When I get spoilt, I feel blessed, touched and a lot of times incredibly lucky. I do not take it for granted or think that I am better than other people. I do get spoilt a lot and good things happen to me, but for a big part of my life I was so wrapped up in my own issues and insecurities that I didn't see that.
I also like pretty things. I love pretty things!
A while ago I lost my heart on a coat at Trenery. It was about double the price I am prepared to pay for a coat. I can't remember telling my old boss about the coat, but I obviously did. When I sat in his office for the last time, saying my goodbyes, he said: 'Oh, I'm going to deposit money in your account for that coat u wanted but said it was too expensive.' I got tears in my eyes. Because at that point I felt like the luckiest, blessed girl on this planet. That someone I worked for for two months could give me something I wanted so much blew my mind away. I felt like I do not deserve such a big gift!

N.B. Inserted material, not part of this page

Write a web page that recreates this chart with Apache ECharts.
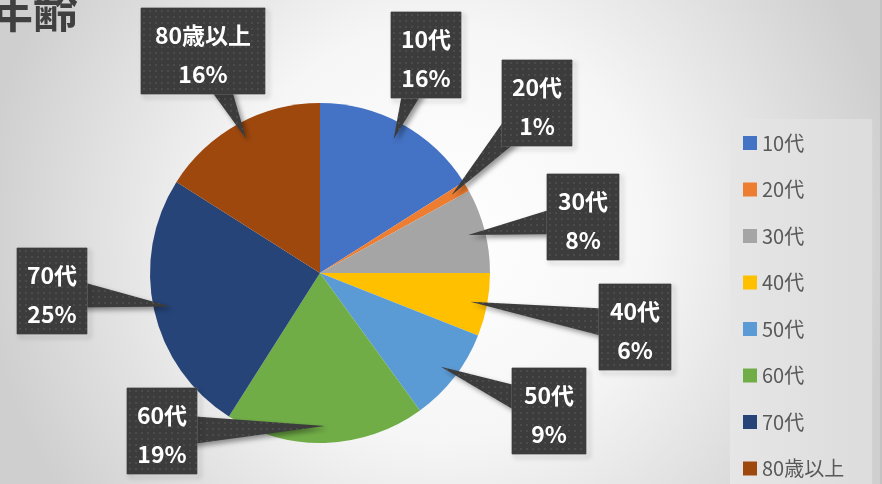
<!DOCTYPE html>
<html>
<head>
<meta charset="utf-8">
<script src="https://cdn.jsdelivr.net/npm/echarts@6/dist/echarts.min.js"></script>
<style>
  html, body { margin: 0; padding: 0; }
  #chart { width: 882px; height: 484px; }
</style>
</head>
<body>
<div id="chart"></div>
<script>
// 年齢構成（%）
const categories = ['10代', '20代', '30代', '40代', '50代', '60代', '70代', '80歳以上'];
const shares = [16, 1, 8, 6, 9, 19, 25, 16];
const colors = ['#4472c4', '#ed7d31', '#a5a5a5', '#ffc000', '#5b9bd5', '#70ad47', '#264478', '#9e480e'];

// label box placement (center x, top y) and width
const labelPos = [[426, 12], [537, 60], [583, 174], [635, 284], [549, 368], [162, 388], [52, 248], [203, 8]];
const labelW = [70, 70, 72, 72, 74, 70, 70, 124];
const boxH = 86;

const CX = 320, CY = 273, R = 170;
const FONT = '"Noto Sans CJK JP", "Noto Sans", sans-serif';

// dark dotted texture for the callouts
function dotCanvas(w, h) {
  const c = document.createElement('canvas');
  c.width = w; c.height = h;
  const g = c.getContext('2d');
  g.fillStyle = '#3c3c3c';
  g.fillRect(0, 0, w, h);
  g.fillStyle = '#4b4b4b';
  for (let y = 2; y < h; y += 6) {
    for (let x = 2; x < w; x += 6) g.fillRect(x, y, 2, 2);
  }
  return c;
}
const tile = dotCanvas(6, 6);

// callout wedges: from box center to a point inside its slice
const total = shares.reduce((a, b) => a + b, 0);
const wedges = [];
let acc = 0;
shares.forEach((v, i) => {
  const mid = (acc + v / 2) / total * Math.PI * 2;
  acc += v;
  const tx = CX + R * 0.9 * Math.sin(mid);
  const ty = CY - R * 0.9 * Math.cos(mid);
  const bx = labelPos[i][0];
  const by = labelPos[i][1] + boxH / 2;
  const dx = tx - bx, dy = ty - by;
  const len = Math.sqrt(dx * dx + dy * dy);
  const px = -dy / len * 17, py = dx / len * 17;
  wedges.push({
    type: 'polygon',
    z: 3,
    silent: true,
    shape: { points: [[bx + px, by + py], [bx - px, by - py], [tx, ty]] },
    style: {
      fill: { image: tile, repeat: 'repeat' },
      shadowBlur: 5, shadowOffsetX: 3, shadowOffsetY: 3,
      shadowColor: 'rgba(0,0,0,0.4)'
    }
  });
});

const chart = echarts.init(document.getElementById('chart'));

const sliceData = categories.map((name, i) => ({
  name, value: shares[i], itemStyle: { color: colors[i] }
}));

const labelData = categories.map((name, i) => ({
  name, value: shares[i],
  label: {
    width: labelW[i],
    backgroundColor: { image: dotCanvas(labelW[i], boxH) }
  }
}));

const option = {
  backgroundColor: {
    type: 'radial', x: 0.5, y: 0.48, r: 0.95,
    colorStops: [
      { offset: 0, color: '#ffffff' },
      { offset: 0.45, color: '#f6f6f6' },
      { offset: 1, color: '#cfcfcf' }
    ]
  },
  animation: false,
  title: {
    text: '年齢',
    left: -12,
    top: -12,
    padding: 0,
    textStyle: { fontFamily: FONT, fontSize: 45, fontWeight: 'bold', color: '#404040' }
  },
  legend: {
    orient: 'vertical',
    left: 730,
    top: 119,
    height: 420,
    padding: [14, 28, 20, 13],
    backgroundColor: {
      type: 'linear', x: 0, y: 0, x2: 1, y2: 0,
      colorStops: [{ offset: 0, color: '#e6e6e6' }, { offset: 1, color: '#dcdcdc' }]
    },
    itemWidth: 14,
    itemHeight: 14,
    itemGap: 26.5,
    icon: 'rect',
    data: categories,
    textStyle: { fontFamily: FONT, fontSize: 20, lineHeight: 20, color: '#595959' }
  },
  graphic: {
    elements: wedges.concat([{
      type: 'rect', right: 0, top: 0, z: 1,
      shape: { width: 2, height: 484 },
      style: { fill: '#c2c2c2' }
    }])
  },
  series: [
    {
      name: '年齢',
      type: 'pie',
      z: 2,
      center: [CX, CY],
      radius: R,
      startAngle: 90,
      clockwise: true,
      label: { show: false },
      labelLine: { show: false },
      emphasis: { disabled: true },
      data: sliceData
    },
    {
      name: '年齢ラベル',
      type: 'pie',
      z: 4,
      silent: true,
      center: [CX, CY],
      radius: R,
      startAngle: 90,
      clockwise: true,
      itemStyle: { color: 'rgba(0,0,0,0)' },
      emphasis: { disabled: true },
      labelLine: { show: false },
      label: {
        show: true,
        formatter: p => p.name + '\n' + p.value + '%',
        fontFamily: FONT,
        fontSize: 23,
        fontWeight: 'bold',
        color: '#ffffff',
        lineHeight: 39,
        align: 'center',
        padding: [8, 0, 0, 0],
        borderColor: '#6a6a6a',
        borderWidth: 1,
        shadowBlur: 5,
        shadowOffsetX: 3,
        shadowOffsetY: 3,
        shadowColor: 'rgba(0,0,0,0.4)'
      },
      labelLayout: params => {
        const p = labelPos[params.dataIndex];
        return { x: p[0], y: p[1], align: 'center', verticalAlign: 'top' };
      },
      data: labelData
    }
  ]
};

chart.setOption(option);
</script>
</body>
</html>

Well, I bought the coat on my first day back in Cape Town. I felt so proud walking through the Waterfront with the sounds of Vuvuzelas in the background.
I wore my coat today and I felt like the luckiest girl ever, no matter about the fact that I have a lot of things to sort out, need to start my new life and have so many uncertainties, I knew I would be okay. Life is going to be great here. I am going to be blessed and spoilt and happy. And I deserve it.